After about 37 minutes he wanders off onto CSL, but things don't really get any better after that. At fifty minutes or so he drifts onto Charles Williams and the Golden Dawn and the wheels really come off the bus. A few standout lines shd give a pretty good indication of this section: "a reader of Wms' biography is apt to come to the conclusion that he was rather creepy".* Among other things, Wms wrote about King Arthur and Holy Grail ("evil stuff here, okay?"). Fisher quotes someone named David Meyer (Myer?) who apparently has claimed that CSL and JRRT were both closet members of the Golden Dawn, but Fisher rather surprisingly is willing to give them the benefit of the doubt and considers them just fellow travellers. Fisher does insist that two Inkings were in the Golden Dawn: Ch. Wms (whom he says was "demonically possessed") and W. B. Yeats (he pronounces it 'yeets').


All I can say is that the claim that CSL was a member of the Golden Dawn is not just untrue but reveals a staggering ignorance about CSL's mental makeup and attitude towards the occult.

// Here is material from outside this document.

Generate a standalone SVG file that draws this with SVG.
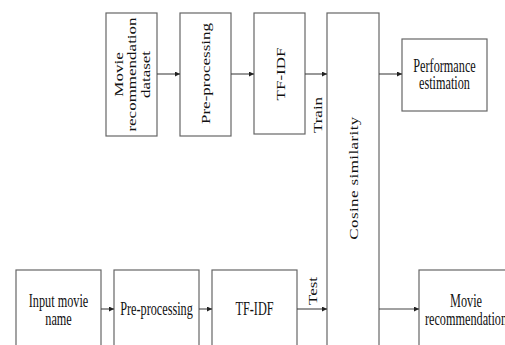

Charles Williams was, of course, a member of a Christianized offshoot of the Golden Dawn (founded by A. E. Waite, who had hoped that Wms wd succeed him as head of that order; Wms instead left to found his own), but he hid those associations from his fellow Inklings. And to claim that Yeats was a member of the Inkling is to ignore (a) all histories of the group, which show Yeats never attended a meeting and probably never met Tolkien, (b) that Lewis met and greatly disliked Yeats personally, specifically for his occultism, an (c) that Yeats, a Nobel Prize winning poet and one of the two greatest poets in English in the century, was much too big a fish to swim in the Inklings' orbit.

Towards the end he does swing back to Tolkien in passing, and delivers himself of the following judgement: 


Fisher believes that
fantasy literature is "the particular genre that Satan so chose to use to indocrinate millions and millions . . . into the occult."

and also that
"CSL & Tolkien are going to be responsible for the blood of untold millions of people on their hands, most likely"

It turns out that after more than an hour of this it's just the first half of a much longer diatribe that goes on into another link, but frankly I'd had about all I cd stand by this point.

The one good thing I got out of all this? Fisher's bemused observation that

"JRRT had a middle middle name"

--That's a good one, but I certainly had to wade through a mile of mud to find it.


--John R. 
current reading: WHAT MAKES THIS BOOK SO GREAT by Jo Walton [2014]
current anime: RWBY


*THE WIFE SAYS: To be fair, Charles Williams was creepy.

1 comment:

Unknown said...

Wow, so... that lecture, huh? Am I right? My favorite part: The fact that readers cry at the deaths of their favorite characters as proof of demonic inspiration on the part of the author.